The Chinese population tends to be relatively nationalistic and a hugely important aspect of modern Chinese nationalism is based around never allowing past “national humiliations”, such as the Opium Wars, the western intervention following the Boxer Rebellion, and the Japanese occupation, to be repeated. Furthermore, the current Chinese Communist Party (CPC) line is that the CPC “rescued” China from a “century of humiliation” when it took power in 1949 and the party derives much of its legitimacy from its self-ascribed role as the protector of China’s sovereignty from outside threats. In the minds’ of the CPC’s leaders any failure by the state to protect this sovereignty, real or perceived, constitutes a direct threat to the party’s legitimacy. Any U.S. retaliation, which could be perceived as an infringement of Chinese sovereignty, is therefore likely to face a robust response from the Chinese Government, which could potentially impact the two countries’ economic interactions and the delicate military situation in the South China Sea.

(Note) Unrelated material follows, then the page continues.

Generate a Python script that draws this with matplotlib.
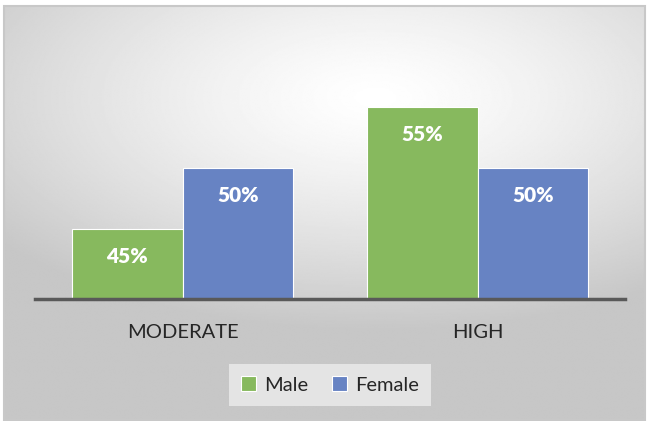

Although the U.S. has frequently accused China of espionage in the past without causing a serious escalation of tensions, the intention to retaliate has never before been publicly stated. If the U.S. conducts a major operation against China, such as compromising the Great Firewall, then escalation and Chinese retaliation is highly likely. In such a scenario there is a realistic possibility that Chinese actors would conduct attacks against U.S. organisations such as central and local government, military organisations and financial institutions. Furthermore, there is a realistic possibility that an escalation of tensions may lead Chinese hacktivists to independently target the U.S. Such actors are likely to be relatively indiscriminate in their targeting and could potentially direct attacks against a wide range of U.S. organisations. Therefore, if the U.S. intends to engage in a public show of dominance, as multiple prominent U.S. politicians have recommended, there is the potential for the number of attacks against the U.S. by both state and non-state Chinese actors to increase, along with the likelihood of unintended consequences.